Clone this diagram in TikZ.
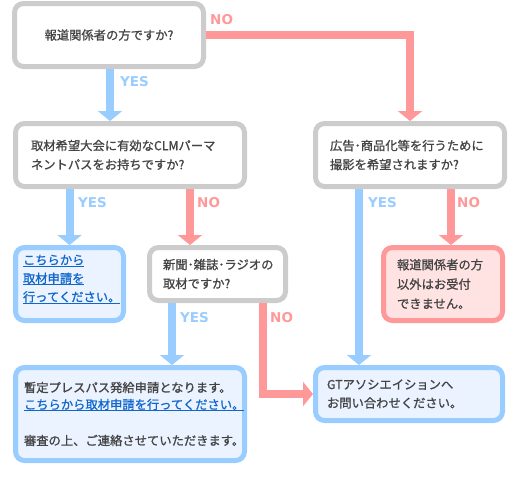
\documentclass[tikz,border=0pt]{standalone}
\usepackage{fontspec}
\setmainfont{Noto Sans CJK JP}[BoldFont=Noto Sans CJK JP, BoldFeatures={FakeBold=1.0}]
\newfontfamily\labfont{DejaVu Sans}
\usetikzlibrary{arrows.meta}
\definecolor{gbord}{HTML}{CCCCCC}
\definecolor{bline}{HTML}{99CCFF}
\definecolor{rline}{HTML}{FF9999}
\definecolor{bfill}{HTML}{EAF3FF}
\definecolor{rfill}{HTML}{FFE2E2}
\definecolor{txt}{HTML}{444444}
\definecolor{linkc}{HTML}{1166CC}
\newcommand{\lnk}[1]{\textcolor{linkc}{\underline{\smash{#1}}}}
\begin{document}
\begin{tikzpicture}[x=1pt,y=-1pt,
  box/.style={rounded corners=9pt, line width=5pt, inner xsep=0pt, inner ysep=0pt,
    text=txt, font=\fontsize{12.3}{19}\selectfont\bfseries, align=left},
  qbox/.style={box, draw=gbord, fill=white},
  bbox/.style={box, draw=bline, fill=bfill},
  rbox/.style={box, draw=rline, fill=rfill},
  yesline/.style={draw=bline, line width=8pt, -{Triangle[width=24pt,length=10pt]}},
  noline/.style={draw=rline, line width=8pt, -{Triangle[width=24pt,length=10pt]}},
  lab/.style={font=\labfont\fontsize{13.5}{13.5}\selectfont\bfseries, anchor=west, inner sep=0pt},
  yeslab/.style={lab, text=bline},
  nolab/.style={lab, text=rline}
]
\useasboundingbox (0,0) rectangle (520,480);
% boxes
\node[qbox, align=center, minimum width=189pt, minimum height=63pt, text width=170pt] (b1) at (109,35)
  {報道関係者の方ですか?};
\node[qbox, minimum width=229pt, minimum height=63pt, text width=198pt] (b2) at (130,155)
  {取材希望大会に有効なCLMパーマ\\ネントパスをお持ちですか?};
\node[qbox, minimum width=189pt, minimum height=63pt, text width=160pt] (b4) at (410,155)
  {広告･商品化等を行うために\\撮影を希望されますか?};
\node[bbox, minimum width=108pt, minimum height=73pt, text width=93pt, font=\fontsize{12.3}{18.5}\selectfont\bfseries] (bl) at (69.5,284)
  {\lnk{こちらから}\\\lnk{取材申請を}\\\lnk{行ってください。}};
\node[qbox, minimum width=136pt, minimum height=53pt, text width=109pt] (b3) at (217.5,274)
  {新聞･雑誌･ラジオの\\取材ですか?};
\node[rbox, minimum width=119pt, minimum height=73pt, text width=92pt, font=\fontsize{12.3}{19.5}\selectfont\bfseries] (br) at (443,284)
  {報道関係者の方\\以外はお受付\\できません。};
\node[bbox, minimum width=187pt, minimum height=53pt, text width=164pt, font=\fontsize{12.3}{18.5}\selectfont\bfseries] (gt) at (409,394)
  {GTアソシエイションへ\\お問い合わせください。};
\node[bbox, minimum width=229pt, minimum height=93pt, text width=212pt, font=\fontsize{12.3}{17}\selectfont\bfseries] (big) at (130,414)
  {暫定プレスパス発給申請となります。\\\lnk{こちらから取材申請を行ってください。}\\[19pt]審査の上、ご連絡させていただきます。};
% helper coordinates
\coordinate (x110) at (110,0);
\coordinate (x190) at (190,0);
\coordinate (x172) at (172,0);
\coordinate (x263) at (263,0);
\coordinate (x359) at (359,0);
\coordinate (x451) at (451,0);
% connectors
\draw[noline] (b1.east) -| (b4.north);
\draw[yesline] (b1.south -| x110) -- (b2.north -| x110);
\draw[yesline] (b2.south -| bl.north) -- (bl.north);
\draw[noline] (b2.south -| x190) -- (b3.north -| x190);
\draw[yesline] (b3.south -| x172) -- (big.north -| x172);
\draw[noline] (b3.south -| x263) |- (gt.west);
\draw[yesline] (b4.south -| x359) -- (gt.north -| x359);
\draw[noline] (b4.south -| x451) -- (br.north -| x451);
% labels
\node[nolab] (n1) at (210,20) {NO};
\node[yeslab] (y1) at (120,82) {YES};
\node[yeslab] (y2) at (78,203) {YES};
\node[nolab] (n2) at (197,203) {NO};
\node[yeslab] (y4) at (368,203) {YES};
\node[nolab] (n4) at (457,203) {NO};
\node[yeslab] (y3) at (180,318) {YES};
\node[nolab] (n3) at (270,318) {NO};
\end{tikzpicture}
\end{document}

* _STATED GOAL_:
Please write out all the data again word for word, but not the pictures.

* _WRITTEN REPLY_:
Clone this diagram in TikZ.
\documentclass[tikz,border=0pt]{standalone}
\usepackage{fontspec}
\setmainfont{Noto Sans CJK JP}[BoldFont=Noto Sans CJK JP, BoldFeatures={FakeBold=1.0}]
\newfontfamily\labfont{DejaVu Sans}
\usetikzlibrary{arrows.meta}
\definecolor{gbord}{HTML}{CCCCCC}
\definecolor{bline}{HTML}{99CCFF}
\definecolor{rline}{HTML}{FF9999}
\definecolor{bfill}{HTML}{EAF3FF}
\definecolor{rfill}{HTML}{FFE2E2}
\definecolor{txt}{HTML}{444444}
\definecolor{linkc}{HTML}{1166CC}
\newcommand{\lnk}[1]{\textcolor{linkc}{\underline{\smash{#1}}}}
\begin{document}
\begin{tikzpicture}[x=1pt,y=-1pt,
  box/.style={rounded corners=9pt, line width=5pt, inner xsep=0pt, inner ysep=0pt,
    text=txt, font=\fontsize{12.3}{19}\selectfont\bfseries, align=left},
  qbox/.style={box, draw=gbord, fill=white},
  bbox/.style={box, draw=bline, fill=bfill},
  rbox/.style={box, draw=rline, fill=rfill},
  yesline/.style={draw=bline, line width=8pt, -{Triangle[width=24pt,length=10pt]}},
  noline/.style={draw=rline, line width=8pt, -{Triangle[width=24pt,length=10pt]}},
  lab/.style={font=\labfont\fontsize{13.5}{13.5}\selectfont\bfseries, anchor=west, inner sep=0pt},
  yeslab/.style={lab, text=bline},
  nolab/.style={lab, text=rline}
]
\useasboundingbox (0,0) rectangle (520,480);
% boxes
\node[qbox, align=center, minimum width=189pt, minimum height=63pt, text width=170pt] (b1) at (109,35)
  {報道関係者の方ですか?};
\node[qbox, minimum width=229pt, minimum height=63pt, text width=198pt] (b2) at (130,155)
  {取材希望大会に有効なCLMパーマ\\ネントパスをお持ちですか?};
\node[qbox, minimum width=189pt, minimum height=63pt, text width=160pt] (b4) at (410,155)
  {広告･商品化等を行うために\\撮影を希望されますか?};
\node[bbox, minimum width=108pt, minimum height=73pt, text width=93pt, font=\fontsize{12.3}{18.5}\selectfont\bfseries] (bl) at (69.5,284)
  {\lnk{こちらから}\\\lnk{取材申請を}\\\lnk{行ってください。}};
\node[qbox, minimum width=136pt, minimum height=53pt, text width=109pt] (b3) at (217.5,274)
  {新聞･雑誌･ラジオの\\取材ですか?};
\node[rbox, minimum width=119pt, minimum height=73pt, text width=92pt, font=\fontsize{12.3}{19.5}\selectfont\bfseries] (br) at (443,284)
  {報道関係者の方\\以外はお受付\\できません。};
\node[bbox, minimum width=187pt, minimum height=53pt, text width=164pt, font=\fontsize{12.3}{18.5}\selectfont\bfseries] (gt) at (409,394)
  {GTアソシエイションへ\\お問い合わせください。};
\node[bbox, minimum width=229pt, minimum height=93pt, text width=212pt, font=\fontsize{12.3}{17}\selectfont\bfseries] (big) at (130,414)
  {暫定プレスパス発給申請となります。\\\lnk{こちらから取材申請を行ってください。}\\[19pt]審査の上、ご連絡させていただきます。};
% helper coordinates
\coordinate (x110) at (110,0);
\coordinate (x190) at (190,0);
\coordinate (x172) at (172,0);
\coordinate (x263) at (263,0);
\coordinate (x359) at (359,0);
\coordinate (x451) at (451,0);
% connectors
\draw[noline] (b1.east) -| (b4.north);
\draw[yesline] (b1.south -| x110) -- (b2.north -| x110);
\draw[yesline] (b2.south -| bl.north) -- (bl.north);
\draw[noline] (b2.south -| x190) -- (b3.north -| x190);
\draw[yesline] (b3.south -| x172) -- (big.north -| x172);
\draw[noline] (b3.south -| x263) |- (gt.west);
\draw[yesline] (b4.south -| x359) -- (gt.north -| x359);
\draw[noline] (b4.south -| x451) -- (br.north -| x451);
% labels
\node[nolab] (n1) at (210,20) {NO};
\node[yeslab] (y1) at (120,82) {YES};
\node[yeslab] (y2) at (78,203) {YES};
\node[nolab] (n2) at (197,203) {NO};
\node[yeslab] (y4) at (368,203) {YES};
\node[nolab] (n4) at (457,203) {NO};
\node[yeslab] (y3) at (180,318) {YES};
\node[nolab] (n3) at (270,318) {NO};
\end{tikzpicture}
\end{document}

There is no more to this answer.